Even in a battery-operated system, you still have some finite resistance between the sensor circuit ground and the sensed-circuit ground (unless you are in an absolute vacuum, suspended in freepsace). There will ALWAYS be a ground return path in the real-world, even if it's a super-high reistance (plastic circuit case, wodden table, dirt... for example).
 
Correct: you want to tie the zener to the ground of the sensor circuit you are trying to protect. What you are trying to do is keep high voltages off of the sensitive circuits inside the DAC. By putting the zener in shunt to the circuit ground, the current surge (that would create the high voltage) is directed to ground through the diode, instead of encountering the high-impedance of the DAC and generating a large voltage potential (small I * big R = moderate/big V).
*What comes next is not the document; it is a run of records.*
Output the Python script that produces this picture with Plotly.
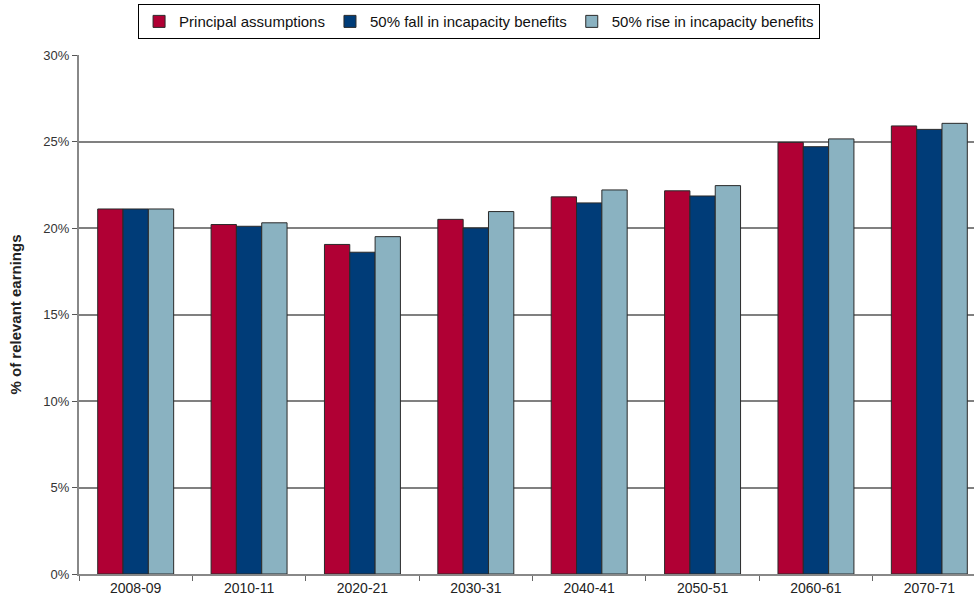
import plotly.graph_objects as go

categories = ["2008-09", "2010-11", "2020-21", "2030-31", "2040-41", "2050-51", "2060-61", "2070-71"]
principal = [21.1, 20.2, 19.05, 20.5, 21.8, 22.15, 24.95, 25.9]
fall50 = [21.1, 20.1, 18.6, 20.0, 21.45, 21.85, 24.7, 25.7]
rise50 = [21.1, 20.3, 19.5, 20.95, 22.2, 22.45, 25.15, 26.05]
series_names = ["Principal assumptions", "50% fall in incapacity benefits", "50% rise in incapacity benefits"]
colors = ["#B00034", "#003C78", "#8AB2C1"]

fig = go.Figure()
for name, vals, col in zip(series_names, [principal, fall50, rise50], colors):
    fig.add_trace(go.Bar(
        x=categories, y=vals, name=name,
        marker=dict(color=col, line=dict(color="#2a2a2a", width=1)),
    ))

fig.update_layout(
    width=974, height=600,
    margin=dict(l=79, r=0, t=55, b=26),
    paper_bgcolor="white", plot_bgcolor="white",
    barmode="group", bargap=0.33, bargroupgap=0,
    font=dict(family="Liberation Sans, Arial, sans-serif", size=13, color="#333333"),
    legend=dict(
        orientation="h", x=0.447, xanchor="center", y=1.098, yanchor="top",
        bordercolor="#000000", borderwidth=1, bgcolor="white",
        font=dict(size=15, color="#111111"),
        itemwidth=30, tracegroupgap=0,
    ),
    showlegend=True,
)
fig.update_xaxes(
    type="category",
    range=[-0.5, 7.394],
    showline=True, linecolor="#888888", linewidth=2,
    ticks="outside", tickson="boundaries", ticklen=5, tickcolor="#666666", tickwidth=1,
    tickfont=dict(size=14, color="#222222"),
    showgrid=False,
)
fig.update_yaxes(
    range=[0, 30], dtick=5, ticksuffix="%",
    showline=True, linecolor="#888888", linewidth=2,
    ticks="outside", ticklen=5, tickcolor="#555555", tickwidth=1,
    showgrid=True, gridcolor="#808080", gridwidth=1.5,
    tickfont=dict(size=13, color="#333333"),
    title=dict(text="<b>% of relevant earnings</b>", font=dict(size=15, color="#222222"), standoff=18),
    zeroline=False,
)

fig.write_html("out.html")
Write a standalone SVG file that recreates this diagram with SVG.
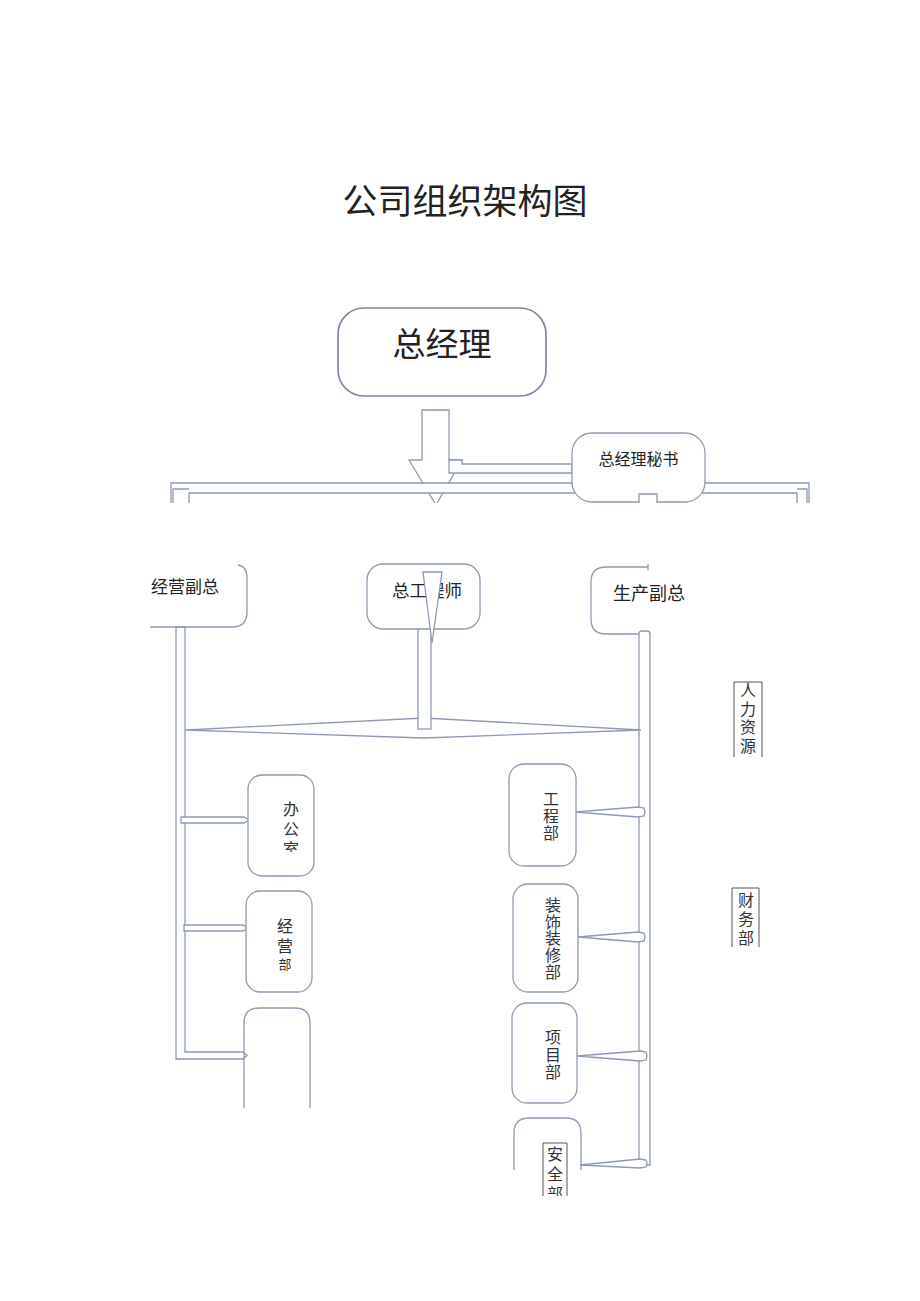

Even in a battery-operated system, you still have some finite resistance between the sensor circuit ground and the sensed-circuit ground (unless you are in an absolute vacuum, suspended in freepsace). There will ALWAYS be a ground return path in the real-world, even if it's a super-high reistance (plastic circuit case, wodden table, dirt... for example).


i guess what I'm trying to understand is what would happen if there was a very high spike at the input and zener would allow this high current to flow to the battery negative terminal. If the spike is sufficiently high, can that have negative effects on the battery or anything else.